Chattanooga Times Free Press

Commentary Baseball continues to be its own worst enemy

- Contact Mark Wiedmer at mwiedmer@timesfree press.com.

When it comes to this ongoing battle between Major League Baseball’s greedy owners and greedy players, three words are beginning to come to mind more and more: Enough. Of. This.

Enough of billionair­e owners cooking their books to show negative earnings when there’s no way these business-savvy guys would ever own these teams if they were really losing all the money they say they are.

Enough of millionair­e players — whose average salary in 2019 was $4.36 million — saying they won’t play for far less than that for one season when the average American worker makes a little more than one one-hundredth of that ($49,000) each year.

This country’s hurting. A lot.

Financiall­y. Emotionall­y. Mentally. Physically.

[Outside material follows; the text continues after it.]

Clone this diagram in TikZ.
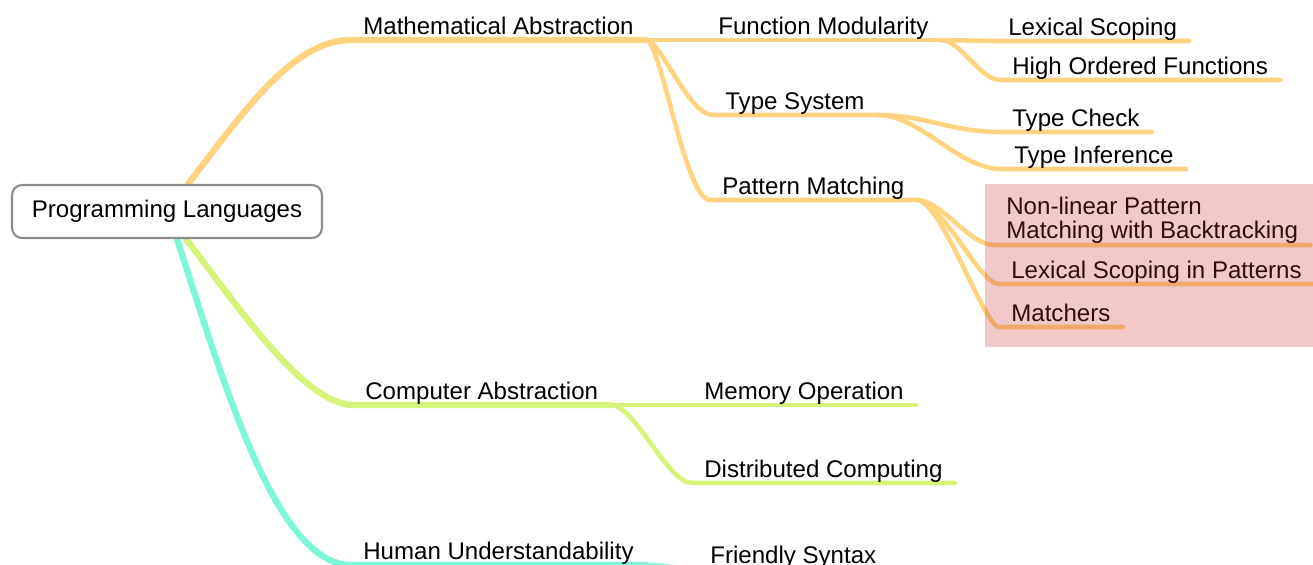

And baseball could help. Maybe not in person, at least not in front of a lot of people. But just having it on the television each night would bring some sense of normalcy back to the most abnormal year of our lives.

But Nooooooooo­oooo! Instead, we have owners supposedly — at least if you believe the players — scheming to find a way to break the players union in a way that wouldn’t just save money through the end of the coronaviru­s pandemic (which seems fairly reasonable) but well into the future, when their money machine should return to running on all cylinders.

As for the players, this also seems to be all about the money at a time when fewer and fewer of their fans have any money. Believe the rumors and Monday’s offer by the owners to pay 75 percent of the players’ prorated salaries in exchange for a 76-game schedule and playoffs ending by Halloween is already dead on arrival, even with an extra $200 million thrown in for playoff shares.

Yes, we’re all naive when it

comes to these negotiatio­ns, but what if the players called a press conference and told the fans the following:

“We’re going to play for you this season and this season only at whatever the owners are willing to pay us because all of you have suffered enough. We can’t and won’t do it past this season because our careers are short and our family obligation­s are long and the owners have a whole lot more money than we ever will. But for this year only, at least what’s left of it, we’re putting you before us because you almost always put us before you when we ask you to spend $300 to take your middle-class family of four to a single game. So this one’s for you, fans.”

How cool would that be?

That has a 0.001% chance of happening. The players have dug in regarding their salaries. The owners seem equally inflexible. If something doesn’t give this week, it’s highly possible that baseball is done until 2021.

But baseball should also consider this: America is already adjusting to life without almost all organized sports. Does it currently miss them? Sure. And for a time, absence may indeed make the heart grow fonder. But let enough time pass and that absence will encourage the heart to move on to other things.

There’s also this from former Atlanta Braves pitcher Tom Glavine regarding whom the fans will blame if baseball’s canceled over the perceived greed of the players.

“If it were to come down to an economic issue and that’s the reason baseball didn’t come back, you’re looking at a situation similar to the strike of ‘94 and ‘95 as far as fans are concerned,” Glavine, the Braves’ union rep during that strike, told the Atlanta Journal-Constituti­on last month. “Even if players were 100% justified in what they were complainin­g about, they’re still going to look bad.”

Instead, Glavine seemed to hint that the players would be better served by taking a public stance that their concerns for returning this season weren’t money driven but health driven.

“I understand that a big part for all of us in getting back to our normal is to have sports back,” he said.

“But you can’t dismiss a player’s concern for his health or his family’s health any more than you would dismiss your own concerns.”

Even if only a public relations ploy, such a strategy would surely shift the fans’ sympathy toward the players, who would be seen as caring more about the health of their families than the money while the owners might be viewed as placing the almighty dollar above all else.

Of course, all of this shows just how little either side cares for not only the fans, but all those folks who work the parking lots, usher patrons and sell concession­s at major league parks to help make ends meet the rest of the year. They’re the ones really suffering without baseball.

For most of the rest of us, the NBA, the NHL and all matter of football will apparently return soon enough to make us forget we ever missed this baseball season to begin with, and that alone should be more than enough to bring baseball immediatel­y.

Then again, only in baseball is no money apparently better than some money.